Barcelona (ACN).- The People’s Party decided to significantly improve its traditionally poor results in Catalonia in the next Spanish elections in order to ensure an absolute majority. The People’s Party (PP), which is the main opposition party in Spain and according to all the polls will win the next Spanish elections, announced on Wednesday that it will start its official campaign in Catalonia. The PP’s President and candidate to become the next Spanish Prime Minister, Mariano Rajoy, will perform the ceremony of unveiling the electoral posters in the Catalan coastal town of Castelldefels, in the Barcelona Metropolitan Area. The reason is that polls indicate that the PP might get its best results ever in Catalonia in the next elections passing from the current 8 seats to 12 or even 14. For the first time, the Spanish nationalist and conservative PP will kick off the campaign in Catalonia, which has traditionally been a difficult place for them regarding electoral results. For instance in the last Spanish elections in 2008, the PP won 8 seats while the Socialist Party won 25, a difference of 17 seats. In the current Spanish Parliament, the Spanish Socialist Party (PSOE) has 169 seats and the PP has 154, a difference of 15 seats. Without the Catalan results, the PP would have won the 2008 Spanish elections. A similar situation happened in 2004. Aware of this fact, the People’s Party started a strategy to improve its results in Catalonia, and it seems it is succeeding when looking at the last Catalan and municipal elections, as well as the polls for the upcoming vote.


In fact, Catalonia has a completely different political landscape than the rest of Spain. Spain is mainly a bipartisan country and is absolutely dominated by the People’s Party and the Spanish Socialist Party. Catalonia is not. In the last regional and municipal elections held in many Spanish Autonomous Communities (except Catalonia and two others), the PP won a crushing victory everywhere in Spain, obtaining an absolute majority in most of the main city councils and regional parliaments. However not in Catalonia, where the elections were only at municipal level. The PP was the third party in number of votes in Catalonia, with half the votes of the second party, and was fourth in the number of seats at town halls, with just 12% the seats of those obtained by the winning party. However, the PP significantly improved its results compared to 2007, almost doubling its number of seats and getting good results in the Barcelona Metropolitan Area. And despite not being one of the main parties in Catalonia, the PP managed to win in Badalona, Catalonia’s third biggest city. It did so with a campaign that has been denounced as racist and populist by the other parties, focusing on immigration and security.

However, the PP not only improved its results in the last municipal elections, it also did so in the last Catalan elections, held in November 2010. The PP managed to become Catalonia’s third party in the Parliament, reaching a record 18 MPs in a 135 seat chamber (the first party has 62 seats).
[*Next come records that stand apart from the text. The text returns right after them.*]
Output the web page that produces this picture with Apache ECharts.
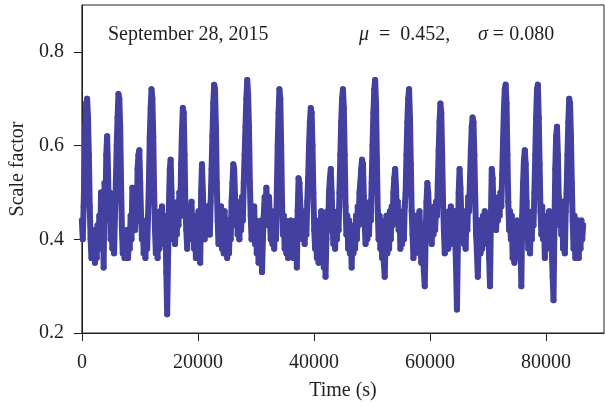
<!DOCTYPE html>
<html>
<head>
<meta charset="utf-8">
<script src="https://cdn.jsdelivr.net/npm/echarts@6/dist/echarts.min.js"></script>
<style>
  html, body { margin: 0; padding: 0; background: #fff; }
  #main { width: 605px; height: 406px; }
</style>
</head>
<body>
<div id="main"></div>
<script>
// one sample every 150 s (one row = 3000 s)
var timeStep = 150;
var scale = [
    0.44, 0.40, 0.47, 0.55, 0.64, 0.69, 0.70, 0.66, 0.58, 0.47, 0.40, 0.36, 0.41, 0.37, 0.42, 0.35, 0.40, 0.36, 0.43, 0.38,
    0.45, 0.39, 0.50, 0.42, 0.47, 0.34, 0.52, 0.44, 0.58, 0.62, 0.55, 0.45, 0.50, 0.40, 0.46, 0.38, 0.44, 0.37, 0.45, 0.52,
    0.60, 0.66, 0.71, 0.70, 0.64, 0.52, 0.42, 0.37, 0.41, 0.36, 0.40, 0.37, 0.42, 0.36, 0.41, 0.38, 0.45, 0.40, 0.51, 0.44,
    0.48, 0.42, 0.50, 0.44, 0.55, 0.58, 0.59, 0.52, 0.45, 0.40, 0.44, 0.37, 0.42, 0.36, 0.43, 0.38, 0.45, 0.52, 0.62, 0.68,
    0.72, 0.70, 0.62, 0.50, 0.42, 0.37, 0.43, 0.36, 0.45, 0.38, 0.46, 0.40, 0.47, 0.41, 0.45, 0.39, 0.44, 0.33, 0.24, 0.36,
    0.47, 0.55, 0.57, 0.50, 0.44, 0.40, 0.46, 0.39, 0.45, 0.41, 0.48, 0.43, 0.50, 0.45, 0.56, 0.63, 0.68, 0.67, 0.58, 0.46,
    0.42, 0.38, 0.44, 0.40, 0.47, 0.42, 0.48, 0.40, 0.45, 0.38, 0.44, 0.36, 0.42, 0.38, 0.46, 0.40, 0.35, 0.50, 0.56, 0.50,
    0.44, 0.40, 0.46, 0.41, 0.47, 0.42, 0.46, 0.41, 0.48, 0.55, 0.62, 0.69, 0.73, 0.72, 0.64, 0.52, 0.44, 0.39, 0.45, 0.40,
    0.47, 0.38, 0.44, 0.37, 0.46, 0.38, 0.43, 0.36, 0.44, 0.37, 0.42, 0.40, 0.48, 0.52, 0.56, 0.55, 0.49, 0.43, 0.47, 0.41,
    0.46, 0.40, 0.48, 0.42, 0.49, 0.44, 0.52, 0.58, 0.64, 0.70, 0.74, 0.71, 0.64, 0.52, 0.45, 0.40, 0.46, 0.41, 0.47, 0.39,
    0.44, 0.37, 0.43, 0.35, 0.42, 0.36, 0.44, 0.33, 0.40, 0.45, 0.49, 0.46, 0.51, 0.47, 0.43, 0.49, 0.45, 0.40, 0.46, 0.39,
    0.45, 0.38, 0.44, 0.40, 0.50, 0.60, 0.67, 0.72, 0.70, 0.60, 0.48, 0.41, 0.45, 0.38, 0.44, 0.37, 0.43, 0.36, 0.42, 0.38,
    0.44, 0.37, 0.43, 0.36, 0.42, 0.38, 0.44, 0.34, 0.46, 0.53, 0.52, 0.47, 0.42, 0.46, 0.40, 0.45, 0.39, 0.46, 0.41, 0.48,
    0.53, 0.60, 0.65, 0.68, 0.67, 0.60, 0.50, 0.42, 0.38, 0.44, 0.36, 0.43, 0.35, 0.44, 0.38, 0.46, 0.37, 0.44, 0.34, 0.41,
    0.32, 0.40, 0.46, 0.42, 0.50, 0.53, 0.55, 0.50, 0.44, 0.39, 0.45, 0.38, 0.44, 0.40, 0.46, 0.42, 0.50, 0.58, 0.65, 0.70,
    0.72, 0.68, 0.58, 0.47, 0.41, 0.45, 0.38, 0.44, 0.37, 0.42, 0.34, 0.41, 0.37, 0.43, 0.38, 0.45, 0.40, 0.47, 0.43, 0.50,
    0.52, 0.55, 0.57, 0.56, 0.49, 0.43, 0.39, 0.45, 0.40, 0.47, 0.41, 0.48, 0.44, 0.52, 0.60, 0.67, 0.72, 0.74, 0.69, 0.57,
    0.46, 0.40, 0.45, 0.38, 0.44, 0.36, 0.42, 0.35, 0.32, 0.40, 0.45, 0.37, 0.43, 0.38, 0.46, 0.40, 0.47, 0.43, 0.50, 0.53,
    0.55, 0.51, 0.45, 0.48, 0.42, 0.46, 0.38, 0.44, 0.39, 0.45, 0.40, 0.47, 0.50, 0.58, 0.65, 0.70, 0.72, 0.66, 0.56, 0.46,
    0.41, 0.36, 0.43, 0.37, 0.45, 0.39, 0.44, 0.38, 0.46, 0.40, 0.35, 0.43, 0.37, 0.33, 0.30, 0.40, 0.48, 0.52, 0.50, 0.45,
    0.41, 0.46, 0.39, 0.45, 0.41, 0.47, 0.42, 0.48, 0.45, 0.52, 0.59, 0.65, 0.69, 0.67, 0.58, 0.48, 0.42, 0.37, 0.43, 0.38,
    0.44, 0.38, 0.46, 0.40, 0.47, 0.41, 0.45, 0.39, 0.46, 0.40, 0.34, 0.25, 0.38, 0.50, 0.55, 0.51, 0.45, 0.40, 0.46, 0.39,
    0.45, 0.38, 0.46, 0.42, 0.49, 0.46, 0.53, 0.59, 0.64, 0.66, 0.65, 0.58, 0.49, 0.41, 0.37, 0.32, 0.40, 0.44, 0.37, 0.43,
    0.38, 0.45, 0.39, 0.46, 0.41, 0.45, 0.40, 0.44, 0.36, 0.30, 0.44, 0.55, 0.53, 0.47, 0.43, 0.48, 0.42, 0.47, 0.44, 0.49,
    0.45, 0.50, 0.47, 0.54, 0.61, 0.68, 0.72, 0.73, 0.69, 0.58, 0.48, 0.42, 0.46, 0.40, 0.45, 0.36, 0.42, 0.35, 0.43, 0.38,
    0.44, 0.37, 0.43, 0.36, 0.40, 0.30, 0.45, 0.52, 0.57, 0.59, 0.56, 0.48, 0.43, 0.38, 0.44, 0.37, 0.45, 0.40, 0.46, 0.43,
    0.50, 0.58, 0.66, 0.72, 0.73, 0.66, 0.56, 0.46, 0.41, 0.47, 0.40, 0.45, 0.36, 0.43, 0.38, 0.45, 0.39, 0.46, 0.41, 0.45,
    0.38, 0.32, 0.27, 0.42, 0.55, 0.62, 0.64, 0.58, 0.49, 0.43, 0.47, 0.41, 0.48, 0.38, 0.44, 0.37, 0.46, 0.50, 0.58, 0.65,
    0.70, 0.69, 0.62, 0.52, 0.44, 0.38, 0.45, 0.36, 0.43, 0.37, 0.44, 0.36, 0.42, 0.38, 0.44, 0.40, 0.43
];
var xTicks = [0, 20000, 40000, 60000, 80000];
var yTicks = [0.2, 0.4, 0.6, 0.8];
var dateText = 'September 28, 2015';
var muText = '0.452';
var sigmaText = '0.080';

var points = [];
for (var i = 0; i < scale.length; i++) {
    points.push([i * timeStep, scale[i]]);
}

var myChart = echarts.init(document.getElementById('main'));
var font = '"Liberation Serif", "DejaVu Serif", serif';
var ink = '#231f20';
var dot = '#4340a0';

var option = {
    animation: false,
    grid: {
        left: 81, right: 1, top: 5, bottom: 73,
        show: true, borderColor: ink, borderWidth: 1
    },
    xAxis: {
        type: 'value',
        min: 0, max: 90000, interval: 20000,
        name: 'Time (s)',
        nameLocation: 'middle',
        nameGap: 48,
        nameTextStyle: { fontFamily: font, fontSize: 20, color: ink },
        axisLine: { lineStyle: { color: ink, width: 1 } },
        axisTick: { inside: false, length: 8, customValues: xTicks, lineStyle: { color: ink } },
        axisLabel: {
            margin: 20, fontFamily: font, fontSize: 20, color: ink,
            customValues: xTicks,
            formatter: function (v) { return String(v); }
        },
        splitLine: { show: false }
    },
    yAxis: {
        type: 'value',
        min: 0.2, max: 0.9, interval: 0.2,
        name: 'Scale factor',
        nameLocation: 'middle',
        nameGap: 51,
        nameTextStyle: { fontFamily: font, fontSize: 20, color: ink },
        axisLine: { lineStyle: { color: ink, width: 1 } },
        axisTick: { inside: false, length: 8, customValues: yTicks, lineStyle: { color: ink } },
        axisLabel: {
            margin: 18, fontFamily: font, fontSize: 20, color: ink,
            customValues: yTicks,
            formatter: function (v) { return v.toFixed(1); }
        },
        splitLine: { show: false }
    },
    graphic: [
        {
            type: 'text', left: 108, top: 25,
            style: { text: dateText, font: '20px ' + font, fill: ink }
        },
        {
            type: 'text', left: 359, top: 25,
            style: {
                text: '{i|\u03bc}  =  ' + muText + ',',
                font: '20px ' + font, fill: ink,
                rich: { i: { fontStyle: 'italic', fontFamily: font, fontSize: 20, fill: ink } }
            }
        },
        {
            type: 'text', left: 478, top: 25,
            style: {
                text: '{i|\u03c3} = ' + sigmaText,
                font: '20px ' + font, fill: ink,
                rich: { i: { fontStyle: 'italic', fontFamily: font, fontSize: 20, fill: ink } }
            }
        }
    ],
    series: [
        {
            type: 'line',
            data: points,
            symbol: 'circle',
            symbolSize: 6,
            showAllSymbol: true,
            itemStyle: { color: dot },
            lineStyle: { color: dot, width: 6, cap: 'round', join: 'round' }
        }
    ]
};
myChart.setOption(option);
</script>
</body>
</html>
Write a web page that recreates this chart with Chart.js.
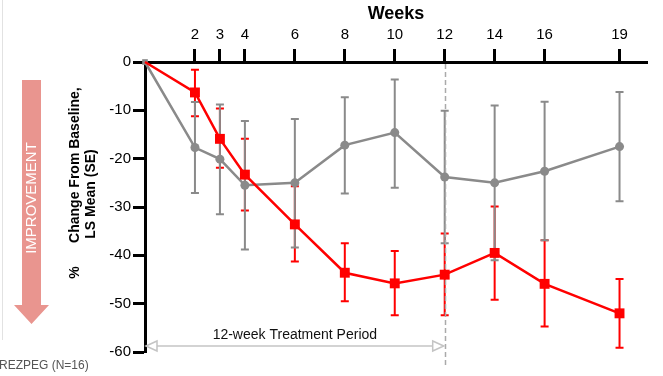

The PP got those results mainly due to the collapse of the Catalan Socialist Party (PSC) and the vote transfer in working class neighbourhoods of Greater Barcelona. And it managed to rank third because Catalonia’s third party, the Left-Wing Catalan Independence Party (ERC), plummeted due to internal problems and a fragmentation of the vote.

According to the last polls, the PP could increase by 50% the number of seats corresponding to Catalonia in the Spanish Parliament. The PP’s main candidate in Catalonia, Jorge Fernández Díaz, stated that the Spanish elections “are to be decided in Catalonia”. Fernández hopes to repeat the 12 MPs the PP won in 2000, when José Maria Aznar managed an absolute majority. However, there are polls that indicated that the PP could get even 14 seats. Now they have 8, and in 2004 they won 6. The PP knows it has no possibility of winning in Catalonia, but not getting bad results in Catalonia is key to an absolute majority. The Socialist Party, which gets excellent results in Catalonia in the Spanish elections, will probably face its worst results in many years, passing from 25 to 19 or even plummeting to 14 seats (depending on the poll). In fact, the Catalan Socialist Party (PSC) could even not be the most voted party, as the last poll released Monday indicated a possible victory for the Centre-Right Catalan Nationalist Coalition ‘Convergència i Unió’ (CiU), which currently runs the Catalan Government and most of the main town halls in the country. Despite the Government’s erosion due to public spending cuts to reduce the Catalan public deficit, CiU would improve its results when compared to 2008 and perhaps could overtake the Socialists as the most voted party. However, other polls issued some weeks ago even put them as the third party just below the PP, which could become the second party in Catalonia.

Polls are thus not very conclusive fine tuning the vote prediction. In any case, what all polls coincide is in the trends: the PSC is likely to drop significantly. CiU looks likely to increase its number of seats, as well as the PP, which proportionally would have the greatest increase. Another coincidence is that the differences between the first three parties will be much smaller.